■ **EXERCISE GOAL**: Write the material out again in full, word for word. Do not include the pictures.

###

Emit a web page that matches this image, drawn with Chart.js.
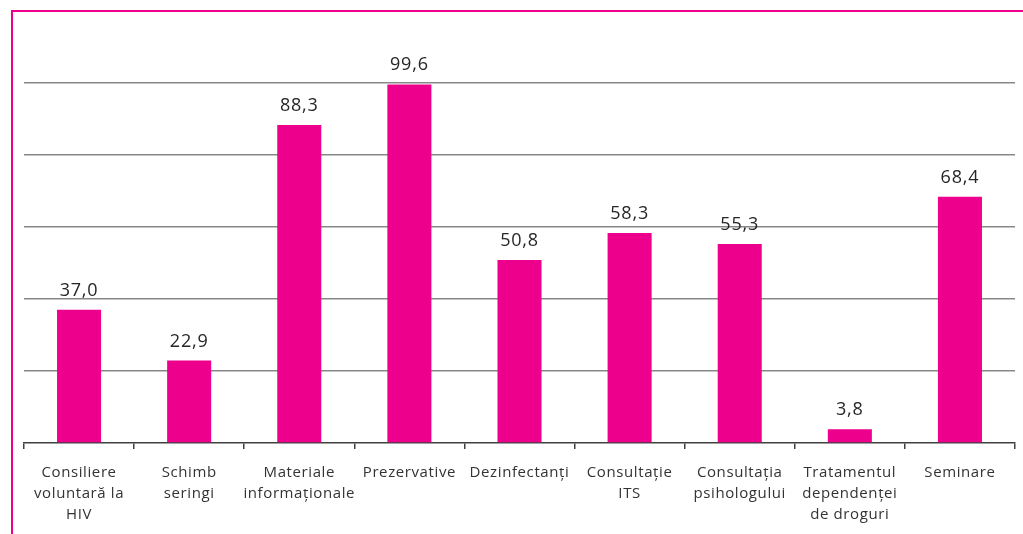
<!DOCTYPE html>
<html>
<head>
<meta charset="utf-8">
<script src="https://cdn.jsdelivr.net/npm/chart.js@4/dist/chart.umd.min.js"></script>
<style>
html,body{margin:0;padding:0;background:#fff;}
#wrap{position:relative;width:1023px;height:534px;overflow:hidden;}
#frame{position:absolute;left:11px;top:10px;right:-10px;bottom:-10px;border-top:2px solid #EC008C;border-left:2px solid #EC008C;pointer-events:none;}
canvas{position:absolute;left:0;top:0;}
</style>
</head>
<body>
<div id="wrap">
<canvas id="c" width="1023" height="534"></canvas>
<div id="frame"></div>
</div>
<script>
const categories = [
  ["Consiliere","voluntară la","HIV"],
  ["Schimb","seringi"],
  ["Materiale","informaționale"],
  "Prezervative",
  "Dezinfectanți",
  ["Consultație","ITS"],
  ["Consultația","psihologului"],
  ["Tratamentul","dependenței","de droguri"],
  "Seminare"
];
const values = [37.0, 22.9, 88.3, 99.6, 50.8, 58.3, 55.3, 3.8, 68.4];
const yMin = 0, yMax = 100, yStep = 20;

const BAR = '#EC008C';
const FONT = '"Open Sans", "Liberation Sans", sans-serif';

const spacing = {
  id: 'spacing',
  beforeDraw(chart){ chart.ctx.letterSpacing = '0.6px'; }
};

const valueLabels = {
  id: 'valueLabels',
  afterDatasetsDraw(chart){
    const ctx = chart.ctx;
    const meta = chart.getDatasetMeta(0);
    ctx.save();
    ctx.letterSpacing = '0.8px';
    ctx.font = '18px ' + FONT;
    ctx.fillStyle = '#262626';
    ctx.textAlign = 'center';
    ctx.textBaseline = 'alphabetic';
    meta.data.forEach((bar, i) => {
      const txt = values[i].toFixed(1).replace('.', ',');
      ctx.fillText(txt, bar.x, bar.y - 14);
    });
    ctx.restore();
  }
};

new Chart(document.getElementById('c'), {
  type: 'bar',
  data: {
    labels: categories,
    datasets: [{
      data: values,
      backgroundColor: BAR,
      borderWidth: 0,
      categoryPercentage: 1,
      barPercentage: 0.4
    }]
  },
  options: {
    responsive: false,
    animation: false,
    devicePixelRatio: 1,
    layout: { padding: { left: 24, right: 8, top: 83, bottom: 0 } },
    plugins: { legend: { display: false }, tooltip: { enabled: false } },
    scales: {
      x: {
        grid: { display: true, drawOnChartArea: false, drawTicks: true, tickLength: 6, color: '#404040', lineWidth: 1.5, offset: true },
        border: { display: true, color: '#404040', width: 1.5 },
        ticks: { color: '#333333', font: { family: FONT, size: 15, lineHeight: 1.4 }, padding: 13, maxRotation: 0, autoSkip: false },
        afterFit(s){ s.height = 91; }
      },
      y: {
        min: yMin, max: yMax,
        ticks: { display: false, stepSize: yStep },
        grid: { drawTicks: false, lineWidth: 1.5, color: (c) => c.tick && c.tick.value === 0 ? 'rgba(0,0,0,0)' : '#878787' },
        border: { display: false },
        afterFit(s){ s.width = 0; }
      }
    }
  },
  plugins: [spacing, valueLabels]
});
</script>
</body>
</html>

###

■ **EXERCISE OUTPUT**:
Emit a web page that matches this image, drawn with Chart.js.
<!DOCTYPE html>
<html>
<head>
<meta charset="utf-8">
<script src="https://cdn.jsdelivr.net/npm/chart.js@4/dist/chart.umd.min.js"></script>
<style>
html,body{margin:0;padding:0;background:#fff;}
#wrap{position:relative;width:1023px;height:534px;overflow:hidden;}
#frame{position:absolute;left:11px;top:10px;right:-10px;bottom:-10px;border-top:2px solid #EC008C;border-left:2px solid #EC008C;pointer-events:none;}
canvas{position:absolute;left:0;top:0;}
</style>
</head>
<body>
<div id="wrap">
<canvas id="c" width="1023" height="534"></canvas>
<div id="frame"></div>
</div>
<script>
const categories = [
  ["Consiliere","voluntară la","HIV"],
  ["Schimb","seringi"],
  ["Materiale","informaționale"],
  "Prezervative",
  "Dezinfectanți",
  ["Consultație","ITS"],
  ["Consultația","psihologului"],
  ["Tratamentul","dependenței","de droguri"],
  "Seminare"
];
const values = [37.0, 22.9, 88.3, 99.6, 50.8, 58.3, 55.3, 3.8, 68.4];
const yMin = 0, yMax = 100, yStep = 20;

const BAR = '#EC008C';
const FONT = '"Open Sans", "Liberation Sans", sans-serif';

const spacing = {
  id: 'spacing',
  beforeDraw(chart){ chart.ctx.letterSpacing = '0.6px'; }
};

const valueLabels = {
  id: 'valueLabels',
  afterDatasetsDraw(chart){
    const ctx = chart.ctx;
    const meta = chart.getDatasetMeta(0);
    ctx.save();
    ctx.letterSpacing = '0.8px';
    ctx.font = '18px ' + FONT;
    ctx.fillStyle = '#262626';
    ctx.textAlign = 'center';
    ctx.textBaseline = 'alphabetic';
    meta.data.forEach((bar, i) => {
      const txt = values[i].toFixed(1).replace('.', ',');
      ctx.fillText(txt, bar.x, bar.y - 14);
    });
    ctx.restore();
  }
};

new Chart(document.getElementById('c'), {
  type: 'bar',
  data: {
    labels: categories,
    datasets: [{
      data: values,
      backgroundColor: BAR,
      borderWidth: 0,
      categoryPercentage: 1,
      barPercentage: 0.4
    }]
  },
  options: {
    responsive: false,
    animation: false,
    devicePixelRatio: 1,
    layout: { padding: { left: 24, right: 8, top: 83, bottom: 0 } },
    plugins: { legend: { display: false }, tooltip: { enabled: false } },
    scales: {
      x: {
        grid: { display: true, drawOnChartArea: false, drawTicks: true, tickLength: 6, color: '#404040', lineWidth: 1.5, offset: true },
        border: { display: true, color: '#404040', width: 1.5 },
        ticks: { color: '#333333', font: { family: FONT, size: 15, lineHeight: 1.4 }, padding: 13, maxRotation: 0, autoSkip: false },
        afterFit(s){ s.height = 91; }
      },
      y: {
        min: yMin, max: yMax,
        ticks: { display: false, stepSize: yStep },
        grid: { drawTicks: false, lineWidth: 1.5, color: (c) => c.tick && c.tick.value === 0 ? 'rgba(0,0,0,0)' : '#878787' },
        border: { display: false },
        afterFit(s){ s.width = 0; }
      }
    }
  },
  plugins: [spacing, valueLabels]
});
</script>
</body>
</html>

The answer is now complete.